Borrowing a line from Tolstoy, Gar Alperovitz’s latest book, What Then Must We Do?: Straight Talk About the Next American Revolution, seeks to resolve a troublesome political puzzle: How do we eradicate systemic problems like inequality, climate destruction, and poverty when these problems seem to get worse and worse, year after year, despite the good efforts of social reformers, progressives, and radicals of all stripes? Good question.

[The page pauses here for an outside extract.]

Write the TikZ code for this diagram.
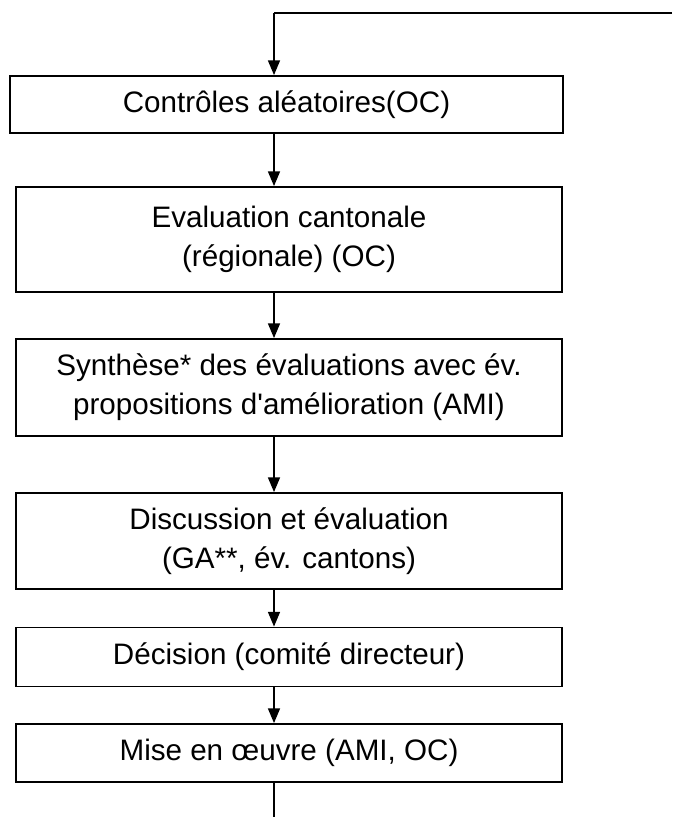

Alperovitz’s earlier book with Lew Daly, Unjust Deserts: How the Rich are Taking Our Common Inheritance and Why We Should Take it Back, combined an empirical analysis of the public origins of private wealth with a clear-headed philosophical rationale for recapturing and reinvesting public investment in education and technology through progressive taxation and other forms of social redistribution. But in this new book, Alperovitz is clearly frustrated with the inability of traditional politic methods — organizing movements, winning elections, pressuring leaders, and passing legislation — to adequately redress systemic problems. He views the big liberal moments of the past, like the New Deal and post-war expansion of the middle class, as historical aberrations, products of system-wide collapse and war-fueled economic growth that cannot be replicated today.
Given our current historical context, he argues for a number of innovative approaches for slowly replacing rapacious corporate capitalism with a more humane, egalitarian, and ecologically sustainable economic system. Rather than mounting a revolutionary attack on the existing order like earlier forms of socialism, Alperovitz advocates steadily scaling up a series of smaller, more democratic forms of organization from worker-owned businesses and cooperatives (“evolutionary reconstruction”) to municipal ownership and other public enterprises (“checkerboard state development”).